You are My friends if you do what I command.
I no longer call you servants,
because a servant does not know his master’s business.
Instead, I have called you friends,
for everything that I learned from my Father I have made known to you.
You did not choose me, but I chose you
and appointed you so that you might go and bear fruit
—fruit that will last—
and so that whatever you ask in my name the Father will give you.
This is my command: Love each other.
The sermon wouldn’t leave me. And I told her as much. For there is plenty I want to achieve…do…be…in these verses alone.
Today, I wanted to help her see what I’m learning. What I’m striving for. She listened so well. Nodding in all the right places. Smiling with each new discovery. Encouraging me as I made my way through the text. Success seemed imminent.
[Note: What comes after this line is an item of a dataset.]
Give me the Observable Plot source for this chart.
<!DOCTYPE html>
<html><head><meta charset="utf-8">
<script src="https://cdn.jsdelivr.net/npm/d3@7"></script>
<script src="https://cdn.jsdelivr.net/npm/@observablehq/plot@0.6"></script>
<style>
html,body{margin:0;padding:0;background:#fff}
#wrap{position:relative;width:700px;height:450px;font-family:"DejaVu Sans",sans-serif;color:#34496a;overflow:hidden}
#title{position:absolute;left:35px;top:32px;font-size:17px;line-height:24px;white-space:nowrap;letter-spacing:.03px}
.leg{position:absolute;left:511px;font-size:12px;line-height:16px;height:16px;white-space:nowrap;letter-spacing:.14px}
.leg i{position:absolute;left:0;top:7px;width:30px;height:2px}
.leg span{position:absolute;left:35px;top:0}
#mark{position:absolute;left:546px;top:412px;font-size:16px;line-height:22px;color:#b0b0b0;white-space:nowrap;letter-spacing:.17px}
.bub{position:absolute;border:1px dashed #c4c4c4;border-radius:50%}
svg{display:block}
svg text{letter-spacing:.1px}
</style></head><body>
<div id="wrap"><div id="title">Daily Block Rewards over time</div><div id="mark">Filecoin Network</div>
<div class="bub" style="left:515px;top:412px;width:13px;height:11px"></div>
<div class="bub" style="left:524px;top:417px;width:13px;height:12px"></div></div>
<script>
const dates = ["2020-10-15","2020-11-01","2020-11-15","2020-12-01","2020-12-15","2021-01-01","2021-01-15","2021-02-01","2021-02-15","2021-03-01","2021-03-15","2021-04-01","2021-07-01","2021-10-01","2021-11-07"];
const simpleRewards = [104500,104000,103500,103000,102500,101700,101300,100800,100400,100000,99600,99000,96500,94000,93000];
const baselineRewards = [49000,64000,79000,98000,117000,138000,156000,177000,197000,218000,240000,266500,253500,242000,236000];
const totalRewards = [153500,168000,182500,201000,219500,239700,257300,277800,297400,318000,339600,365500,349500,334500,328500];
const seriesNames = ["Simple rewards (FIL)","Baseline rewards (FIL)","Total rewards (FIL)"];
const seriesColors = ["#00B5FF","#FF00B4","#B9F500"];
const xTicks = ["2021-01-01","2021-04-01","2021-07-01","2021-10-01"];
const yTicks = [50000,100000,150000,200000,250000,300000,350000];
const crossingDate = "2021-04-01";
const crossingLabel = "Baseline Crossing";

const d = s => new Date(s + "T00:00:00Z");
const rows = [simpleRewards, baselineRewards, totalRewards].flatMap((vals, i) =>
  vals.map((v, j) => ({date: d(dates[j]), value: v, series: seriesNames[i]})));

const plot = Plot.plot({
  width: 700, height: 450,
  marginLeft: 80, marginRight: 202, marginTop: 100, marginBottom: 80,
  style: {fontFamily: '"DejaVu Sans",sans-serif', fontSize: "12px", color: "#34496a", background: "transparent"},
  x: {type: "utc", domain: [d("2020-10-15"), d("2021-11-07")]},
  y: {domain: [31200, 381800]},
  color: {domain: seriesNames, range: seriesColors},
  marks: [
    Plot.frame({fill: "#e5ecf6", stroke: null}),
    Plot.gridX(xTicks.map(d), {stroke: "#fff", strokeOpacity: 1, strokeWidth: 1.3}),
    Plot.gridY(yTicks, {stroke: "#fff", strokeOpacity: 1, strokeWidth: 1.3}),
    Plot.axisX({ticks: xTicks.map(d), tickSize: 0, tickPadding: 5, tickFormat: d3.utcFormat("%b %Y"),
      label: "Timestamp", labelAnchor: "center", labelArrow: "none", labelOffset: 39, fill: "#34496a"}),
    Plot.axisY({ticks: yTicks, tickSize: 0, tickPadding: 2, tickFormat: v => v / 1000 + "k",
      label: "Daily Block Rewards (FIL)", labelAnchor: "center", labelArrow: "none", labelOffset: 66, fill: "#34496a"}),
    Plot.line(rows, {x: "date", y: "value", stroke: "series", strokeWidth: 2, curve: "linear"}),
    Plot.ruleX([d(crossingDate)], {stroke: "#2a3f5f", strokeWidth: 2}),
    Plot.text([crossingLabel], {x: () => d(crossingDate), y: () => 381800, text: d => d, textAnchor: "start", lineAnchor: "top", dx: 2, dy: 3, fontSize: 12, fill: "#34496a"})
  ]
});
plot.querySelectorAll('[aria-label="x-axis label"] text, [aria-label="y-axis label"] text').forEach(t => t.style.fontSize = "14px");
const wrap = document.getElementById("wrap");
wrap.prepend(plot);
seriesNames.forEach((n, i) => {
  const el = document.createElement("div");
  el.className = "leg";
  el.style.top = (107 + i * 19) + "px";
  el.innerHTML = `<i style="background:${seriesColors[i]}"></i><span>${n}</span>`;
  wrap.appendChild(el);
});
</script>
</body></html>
Her soft, worn hand enveloped mine when I was through. And as she searched my hazels for my soul, she said plainly:
“This seems overwhelming to tackle all at once. Don’t you think? I’m guessing, though, we can get to the heart of things by answering one question posed here…”
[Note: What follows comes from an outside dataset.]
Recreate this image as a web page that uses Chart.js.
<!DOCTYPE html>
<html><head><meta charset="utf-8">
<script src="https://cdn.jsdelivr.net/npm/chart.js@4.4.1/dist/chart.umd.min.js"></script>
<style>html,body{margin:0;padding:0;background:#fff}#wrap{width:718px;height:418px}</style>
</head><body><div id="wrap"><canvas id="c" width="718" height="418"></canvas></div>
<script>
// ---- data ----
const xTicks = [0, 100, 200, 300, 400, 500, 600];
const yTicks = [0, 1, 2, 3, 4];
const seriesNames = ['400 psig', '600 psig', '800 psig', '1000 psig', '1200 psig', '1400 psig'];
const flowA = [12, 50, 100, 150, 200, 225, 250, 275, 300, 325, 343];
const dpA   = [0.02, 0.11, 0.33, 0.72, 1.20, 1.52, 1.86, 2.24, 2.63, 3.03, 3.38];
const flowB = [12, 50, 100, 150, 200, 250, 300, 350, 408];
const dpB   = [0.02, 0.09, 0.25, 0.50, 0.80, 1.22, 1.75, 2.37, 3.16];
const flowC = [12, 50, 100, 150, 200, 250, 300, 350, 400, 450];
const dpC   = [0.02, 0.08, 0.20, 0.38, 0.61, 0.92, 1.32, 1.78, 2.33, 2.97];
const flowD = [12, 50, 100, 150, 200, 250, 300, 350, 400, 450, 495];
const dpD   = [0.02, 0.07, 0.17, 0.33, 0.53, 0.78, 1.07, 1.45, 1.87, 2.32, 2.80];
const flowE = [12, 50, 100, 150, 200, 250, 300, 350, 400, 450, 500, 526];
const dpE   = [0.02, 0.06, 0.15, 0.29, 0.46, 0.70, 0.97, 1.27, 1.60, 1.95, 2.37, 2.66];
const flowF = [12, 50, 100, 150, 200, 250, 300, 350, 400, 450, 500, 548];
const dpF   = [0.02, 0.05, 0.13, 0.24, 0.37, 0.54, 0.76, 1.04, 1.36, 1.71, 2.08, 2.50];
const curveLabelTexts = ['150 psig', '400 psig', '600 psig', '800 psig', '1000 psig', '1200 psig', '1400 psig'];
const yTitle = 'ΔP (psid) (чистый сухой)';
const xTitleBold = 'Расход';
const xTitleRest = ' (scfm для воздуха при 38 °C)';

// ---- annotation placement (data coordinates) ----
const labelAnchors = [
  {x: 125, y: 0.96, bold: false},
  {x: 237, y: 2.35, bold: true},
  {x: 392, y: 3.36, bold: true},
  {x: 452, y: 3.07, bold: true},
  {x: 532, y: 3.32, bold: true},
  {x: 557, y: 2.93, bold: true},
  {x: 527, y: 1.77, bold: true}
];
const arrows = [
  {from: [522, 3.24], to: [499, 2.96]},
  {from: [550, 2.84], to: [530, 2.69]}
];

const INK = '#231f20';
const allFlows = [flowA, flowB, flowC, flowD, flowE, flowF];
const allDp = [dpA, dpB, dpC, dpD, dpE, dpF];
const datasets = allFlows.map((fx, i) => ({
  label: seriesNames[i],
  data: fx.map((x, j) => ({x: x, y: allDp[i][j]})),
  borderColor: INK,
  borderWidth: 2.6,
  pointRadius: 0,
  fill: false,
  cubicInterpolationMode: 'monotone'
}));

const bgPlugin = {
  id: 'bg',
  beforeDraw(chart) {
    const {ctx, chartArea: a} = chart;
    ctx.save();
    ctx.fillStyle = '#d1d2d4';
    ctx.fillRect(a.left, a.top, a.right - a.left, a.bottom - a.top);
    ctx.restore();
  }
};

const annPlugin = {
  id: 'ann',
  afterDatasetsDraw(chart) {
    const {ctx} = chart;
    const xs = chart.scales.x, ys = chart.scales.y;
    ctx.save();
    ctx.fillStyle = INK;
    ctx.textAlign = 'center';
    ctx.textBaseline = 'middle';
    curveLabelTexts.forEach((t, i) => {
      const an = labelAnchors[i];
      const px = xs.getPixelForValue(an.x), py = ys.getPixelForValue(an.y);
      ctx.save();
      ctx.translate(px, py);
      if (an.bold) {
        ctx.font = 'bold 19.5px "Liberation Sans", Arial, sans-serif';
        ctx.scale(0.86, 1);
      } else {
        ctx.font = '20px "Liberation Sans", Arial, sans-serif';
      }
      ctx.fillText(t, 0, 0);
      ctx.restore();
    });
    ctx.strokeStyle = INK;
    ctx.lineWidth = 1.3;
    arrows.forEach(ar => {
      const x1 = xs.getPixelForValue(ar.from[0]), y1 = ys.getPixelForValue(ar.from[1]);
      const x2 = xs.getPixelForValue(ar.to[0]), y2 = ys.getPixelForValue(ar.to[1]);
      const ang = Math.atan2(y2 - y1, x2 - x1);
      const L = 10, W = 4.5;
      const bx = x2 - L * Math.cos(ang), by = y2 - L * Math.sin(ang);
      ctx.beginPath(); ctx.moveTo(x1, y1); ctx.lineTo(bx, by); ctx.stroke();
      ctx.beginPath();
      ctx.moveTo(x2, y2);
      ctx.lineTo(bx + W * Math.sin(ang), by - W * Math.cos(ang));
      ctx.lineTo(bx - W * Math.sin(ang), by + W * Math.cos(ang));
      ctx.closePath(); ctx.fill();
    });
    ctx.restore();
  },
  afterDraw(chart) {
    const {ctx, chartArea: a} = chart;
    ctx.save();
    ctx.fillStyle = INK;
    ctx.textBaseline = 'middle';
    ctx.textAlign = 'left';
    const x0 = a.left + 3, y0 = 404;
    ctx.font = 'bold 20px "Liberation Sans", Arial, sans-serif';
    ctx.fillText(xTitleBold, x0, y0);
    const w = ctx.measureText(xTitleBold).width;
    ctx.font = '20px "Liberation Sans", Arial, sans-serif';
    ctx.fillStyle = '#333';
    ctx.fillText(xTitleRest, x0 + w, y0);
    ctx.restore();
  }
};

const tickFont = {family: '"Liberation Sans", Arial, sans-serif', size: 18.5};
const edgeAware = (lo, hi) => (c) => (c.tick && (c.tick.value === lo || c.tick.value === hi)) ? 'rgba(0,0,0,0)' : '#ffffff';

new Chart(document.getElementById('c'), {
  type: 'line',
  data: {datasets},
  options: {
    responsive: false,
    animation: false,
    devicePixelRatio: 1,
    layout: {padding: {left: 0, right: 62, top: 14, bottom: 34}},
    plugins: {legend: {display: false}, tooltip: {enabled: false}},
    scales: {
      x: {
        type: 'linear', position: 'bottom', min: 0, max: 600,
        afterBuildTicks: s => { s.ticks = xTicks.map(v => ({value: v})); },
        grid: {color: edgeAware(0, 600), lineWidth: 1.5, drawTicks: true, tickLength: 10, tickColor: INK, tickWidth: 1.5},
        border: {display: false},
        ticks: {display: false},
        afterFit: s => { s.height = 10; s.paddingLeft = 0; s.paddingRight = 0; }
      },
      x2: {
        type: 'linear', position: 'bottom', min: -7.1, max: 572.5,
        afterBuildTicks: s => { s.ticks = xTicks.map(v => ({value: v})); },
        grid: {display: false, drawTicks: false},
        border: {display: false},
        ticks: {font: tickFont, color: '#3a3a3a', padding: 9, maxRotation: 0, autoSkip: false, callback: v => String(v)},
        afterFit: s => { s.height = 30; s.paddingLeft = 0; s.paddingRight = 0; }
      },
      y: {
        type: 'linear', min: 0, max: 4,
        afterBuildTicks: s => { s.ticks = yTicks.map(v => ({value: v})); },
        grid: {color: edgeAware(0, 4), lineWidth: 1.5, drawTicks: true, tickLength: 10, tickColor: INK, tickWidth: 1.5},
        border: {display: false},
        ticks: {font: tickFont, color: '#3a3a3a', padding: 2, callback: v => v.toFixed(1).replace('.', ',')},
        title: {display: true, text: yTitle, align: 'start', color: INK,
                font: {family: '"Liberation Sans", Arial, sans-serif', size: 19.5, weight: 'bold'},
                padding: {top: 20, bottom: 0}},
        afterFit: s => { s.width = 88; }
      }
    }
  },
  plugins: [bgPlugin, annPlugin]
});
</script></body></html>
The pause was planned, I’m sure, as I scanned my Bible quickly, trying to come up with the question before I heard it. She said finally,
“What kind of friend are you to Jesus?”
Her grip firmed when my defenses rose. And it took all I had in me to meet her gaze and allow this question to sink in to my marrow.
She tilted her head skyward as she recalled her childhood best friend. The time spent, the laughter spilled, the secrets kept…and my heart warmed as I thought of those in my lifetime who have been in this category. We both became lost in thought as we reflected on how close we’ve allowed another to come…
I believe it was Aristotle who said friendship is a single soul dwelling in two bodies. And I can’t begin to fathom why Jesus would want to have that kind of relationship…with me.
Still…He says plainly: He chose me. Has held nothing from me. And longs to call me not a servant, but a friend.
It seems He could care less with how much I could do for Him, rather He aches to be one with me.
The King of all Kings. The Son of The Most High. My Jehovah in every way, calls me friend.
And she’s right. It’s worth asking: “What kind of friend am I?”
Friends, I know what kind of friend He is…and I wonder…could I be the same for Him?
Could I hold nothing back? Make my presence known to Him each day? Could I stand boldly in His corner when the bullies come and try to denounce His name? Could I be so encapsulated by the very thought of Him that I think of nothing else but loving Him?
Could I know Jesus, the way He knows me? Enough so that I prove Aristotle was right?
Could I give my life –all that I have– simply for the very thought of His?
She’s right, you know…it’s worth asking. For it is at the very heart of things. And above all else, it’s worth striving for.
How about you, friend? What kind of friend are you to Jesus? What kind of friend do you allow Him to be for you? I’d love to hear.
Thanks for sharing your time with me.